We waited for inspections (general house, termite, pool) and subsequent reports the past couple of weeks.  They found some stuff wrong with the house and the pool; fixable things, but pricey.  Now we are waiting for negotiations with the bank to take place to either get them to either lower the price or fix the problems.  That means we are also waiting to know if we need to rescind our offer and move on and start all over again.  Oh, and the wifi in the vacation resort is awful - unreliable and as slow as dial-up sometimes.  We are always waiting on internet connections, or we just give up and wait until we go to M's house to catch up on Facebook or answer emails.  We are staying about 35 minutes from M and her family, so the drive there and back is all about waiting to get someplace.  We waited two days for the resort people to fix a minor plumbing issue.   A lot of our mail is still being forwarded, so we wait and wait for mail which we have to drive 35 minutes to pick up at our PO Box. We had to wait for over a week for new checks to arrive from our new bank.  Moving is rife with waiting opportunities.  Buying a house, too.  I could go on and on.  Aren't you glad I am going to stop now?

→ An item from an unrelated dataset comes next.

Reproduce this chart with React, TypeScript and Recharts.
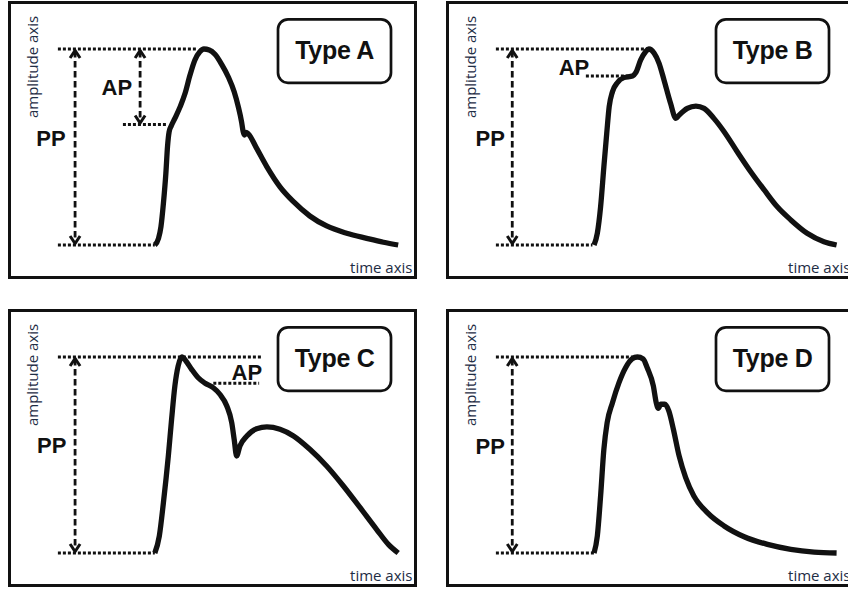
import React from 'react';
import { LineChart, Line, XAxis, YAxis, ReferenceLine, ReferenceDot } from 'recharts';

type Pt = [number, number];

// Pulse contours: [time (% of window), amplitude (% of pulse pressure)]
const waveA: Pt[] = [
  [35.9, 0], [36.8, 3.4], [37.4, 9.4], [38.0, 21.3], [38.6, 36.6], [39.0, 50.2],
  [39.4, 57.8], [39.9, 60.7], [40.8, 64.6], [42.1, 70.6], [43.3, 77.4], [44.5, 86.7],
  [45.7, 94.4], [46.9, 98.6], [47.9, 100], [49.2, 99.5], [50.6, 97.3], [52.2, 92.3],
  [53.9, 85.6], [55.3, 78.2], [56.3, 70.6], [57.1, 62.9], [57.5, 57.8], [57.8, 56.1],
  [58.2, 57.5], [58.8, 56.6], [60.8, 49.3], [63.3, 39.9], [66.5, 29.7], [69.8, 22.1],
  [73.8, 14.8], [77.9, 9.7], [82.8, 6.0], [87.7, 3.4], [91.8, 1.4], [95.4, 0],
];

const waveB: Pt[] = [
  [36.2, 0], [37.0, 6.0], [37.8, 19.5], [38.6, 39.9], [39.3, 57.0], [39.9, 70.6],
  [40.7, 78.2], [41.9, 82.8], [43.5, 85.4], [45.6, 86.2], [46.4, 87.9], [47.6, 94.4],
  [48.8, 98.6], [49.6, 100], [50.9, 97.8], [52.1, 92.7], [53.3, 84.2], [54.9, 72.3],
  [56.2, 64.6], [57.0, 66.3], [59.0, 69.7], [61.1, 70.9], [63.1, 69.7], [65.5, 64.6],
  [68.0, 57.8], [71.2, 47.6], [74.5, 37.4], [77.8, 28.1], [81.0, 19.5], [84.3, 12.8],
  [88.3, 6.0], [92.4, 1.7], [95.5, 0],
];

const waveC: Pt[] = [
  [35.9, 0], [37.0, 8.7], [38.0, 25.7], [39.2, 49.5], [40.0, 68.2], [40.8, 85.2],
  [41.6, 95.4], [42.5, 100], [43.5, 98.0], [44.9, 93.7], [46.5, 89.4], [48.2, 86.6],
  [50.2, 84.3], [51.8, 81.0], [53.5, 75.0], [54.7, 66.5], [55.3, 58.0], [55.9, 49.5],
  [56.7, 54.6], [58.4, 59.7], [60.8, 63.4], [63.3, 64.3], [66.5, 63.1], [69.8, 59.7],
  [73.8, 52.9], [77.9, 44.4], [82.0, 34.2], [86.1, 23.1], [90.1, 12.1], [93.0, 4.4],
  [95.4, 0],
];

const waveD: Pt[] = [
  [36.2, 0], [37.0, 8.7], [37.8, 29.1], [38.6, 52.9], [39.4, 66.5], [40.7, 76.7],
  [42.3, 86.9], [43.9, 94.5], [45.5, 99.0], [46.8, 100], [48.2, 99.0], [49.2, 94.5],
  [50.7, 85.2], [51.4, 76.7], [51.9, 73.8], [52.5, 75.9], [53.5, 75.9], [54.5, 72.4],
  [55.6, 63.1], [57.0, 49.5], [58.6, 38.4], [60.6, 29.1], [63.9, 20.6], [68.0, 13.8],
  [72.9, 8.3], [78.6, 4.4], [84.3, 1.9], [90.0, 0.5], [95.5, 0],
];

// Where the dotted guide lines start, in time units
const guideStart = 12.2;

// Panel titles
const titles = ['Type A', 'Type B', 'Type C', 'Type D'];

// Measurement guides for each contour
interface AugGuide {
  level: number;
  from: number;
  to: number;
  arrowAt?: number;
  label: Pt;
}
interface Guides {
  peakEnd: number;
  footEnd: number;
  ppArrowAt: number;
  ppLabel: Pt;
  ap?: AugGuide;
}

const guidesA: Guides = {
  peakEnd: 46.2, footEnd: 35.9, ppArrowAt: 16.4, ppLabel: [10.5, 54.6],
  ap: { level: 61.5, from: 28.1, to: 39.1, arrowAt: 32.3, label: [26.6, 80.4] },
};
const guidesB: Guides = {
  peakEnd: 49.2, footEnd: 35.8, ppArrowAt: 16.2, ppLabel: [10.8, 54.3],
  ap: { level: 86.2, from: 34.2, to: 46.0, label: [31.3, 90.8] },
};
const guidesC: Guides = {
  peakEnd: 62.0, footEnd: 35.9, ppArrowAt: 16.4, ppLabel: [10.7, 55.1],
  ap: { level: 86.6, from: 50.2, to: 61.4, label: [58.4, 92.1] },
};
const guidesD: Guides = {
  peakEnd: 46.7, footEnd: 36.2, ppArrowAt: 16.2, ppLabel: [10.8, 54.3],
};

const W = 409;
const H = 278;
const INK = '#111111';
const AXIS_INK = '#1e2d45';
const BOLD_FONT = '"Liberation Sans", Arial, sans-serif';
const AXIS_FONT = '"Open Sans", "Noto Sans", sans-serif';

// Dashed vertical double-headed arrow between two levels
const DoubleArrow = (p: any) => {
  const x = p.x1;
  const top = Math.min(p.y1, p.y2);
  const bottom = Math.max(p.y1, p.y2);
  const hw = 5;
  const hh = 7.5;
  return (
    <g>
      <line x1={x} y1={top + 2} x2={x} y2={bottom - 2} stroke={INK} strokeWidth={2.8} strokeDasharray="6.5 3.5" />
      <polyline
        points={`${x - hw},${top + 1.5 + hh} ${x},${top + 1.5} ${x + hw},${top + 1.5 + hh}`}
        fill="none" stroke={INK} strokeWidth={3}
      />
      <polyline
        points={`${x - hw},${bottom - 1.5 - hh} ${x},${bottom - 1.5} ${x + hw},${bottom - 1.5 - hh}`}
        fill="none" stroke={INK} strokeWidth={3}
      />
    </g>
  );
};

const textMark = (value: string) => (p: any) => (
  <text
    x={p.cx}
    y={p.cy + 7.8}
    textAnchor="middle"
    fontFamily={BOLD_FONT}
    fontWeight={700}
    fontSize={22}
    fill={INK}
  >
    {value}
  </text>
);

const dotted = { stroke: INK, strokeWidth: 3, strokeDasharray: '3 2' };

function Panel({ left, top, title, wave, guides }: { left: number; top: number; title: string; wave: Pt[]; guides: Guides }) {
  const data = wave.map(([t, a]) => ({ t, a }));
  const ap = guides.ap;
  return (
    <div style={{ position: 'absolute', left, top, width: W, height: H }}>
      <div style={{ position: 'absolute', left: 0, top: 0, width: W, height: H, border: `3.5px solid ${INK}`, boxSizing: 'border-box', background: '#fff' }} />
      <div style={{ position: 'absolute', left: 0, top: 0 }}>
        <LineChart width={W} height={H} data={data} margin={{ top: 48, right: 0, bottom: 34, left: 0 }}>
          <XAxis type="number" dataKey="t" domain={[0, 100]} hide />
          <YAxis type="number" domain={[0, 100]} hide />
          <ReferenceLine segment={[{ x: guideStart, y: 100 }, { x: guides.peakEnd, y: 100 }]} {...dotted} />
          <ReferenceLine segment={[{ x: guideStart, y: 0 }, { x: guides.footEnd, y: 0 }]} {...dotted} />
          {ap && <ReferenceLine segment={[{ x: ap.from, y: ap.level }, { x: ap.to, y: ap.level }]} {...dotted} />}
          <ReferenceLine
            segment={[{ x: guides.ppArrowAt, y: 0 }, { x: guides.ppArrowAt, y: 100 }]}
            shape={DoubleArrow}
          />
          {ap && ap.arrowAt !== undefined && (
            <ReferenceLine
              segment={[{ x: ap.arrowAt, y: ap.level }, { x: ap.arrowAt, y: 100 }]}
              shape={DoubleArrow}
            />
          )}
          <ReferenceDot x={guides.ppLabel[0]} y={guides.ppLabel[1]} r={1} shape={textMark('PP')} />
          {ap && <ReferenceDot x={ap.label[0]} y={ap.label[1]} r={1} shape={textMark('AP')} />}
          <Line
            type="monotone"
            dataKey="a"
            stroke={INK}
            strokeWidth={5.3}
            strokeLinejoin="round"
            dot={false}
            activeDot={false}
            isAnimationActive={false}
          />
        </LineChart>
      </div>
      <svg width={W} height={H} style={{ position: 'absolute', left: 0, top: 0, pointerEvents: 'none' }}>
        <rect x={270} y={18.3} width={113} height={63.5} rx={10} ry={10} fill="#fff" stroke={INK} strokeWidth={2.7} />
        <text x={326.6} y={58} textAnchor="middle" fontFamily={BOLD_FONT} fontWeight={700} fontSize={25} letterSpacing={-0.3} fill={INK}>
          {title}
        </text>
        <text
          transform="translate(29.5, 66) rotate(-90)"
          textAnchor="middle"
          fontFamily={AXIS_FONT}
          fontSize={15}
          fill={AXIS_INK}
        >
          amplitude axis
        </text>
        <text x={404.5} y={271.5} textAnchor="end" fontFamily={AXIS_FONT} fontSize={15} fill={AXIS_INK}>
          time axis
        </text>
      </svg>
    </div>
  );
}

export default function App() {
  return (
    <div style={{ position: 'absolute', left: 0, top: 0, width: 848, height: 592, overflow: 'hidden', background: '#fff' }}>
      <Panel left={8} top={1} title={titles[0]} wave={waveA} guides={guidesA} />
      <Panel left={446} top={1} title={titles[1]} wave={waveB} guides={guidesB} />
      <Panel left={8} top={309} title={titles[2]} wave={waveC} guides={guidesC} />
      <Panel left={446} top={309} title={titles[3]} wave={waveD} guides={guidesD} />
    </div>
  );
}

On that damn bright side, it is warm enough to swim in a pool now.  We have already been in M & MV's pool with the kids.  It is so much fun.  N is 2 years old and just as cute as can be.  He wears a little swimming tube that looks like a yellow tutu.  SOOOO hilarious and darling.  E is 10 and is growing and maturing in leaps and bounds. 
Occasionally she forgets she is a complicated, negative, goth-queen tween and manages to laugh out loud at something ridiculous and uncool.  That warms my heart. 
I hate the waiting game, but it is worth it to be with my family.  It is worth it to play with our grandchildren.  Neither T nor I are particularly mature; we splash around and misbehave like crazy with the kids in the pool.  They love it.  We do, too.   In fact, we are waiting now to go there and play in the pool today.  I can't wait.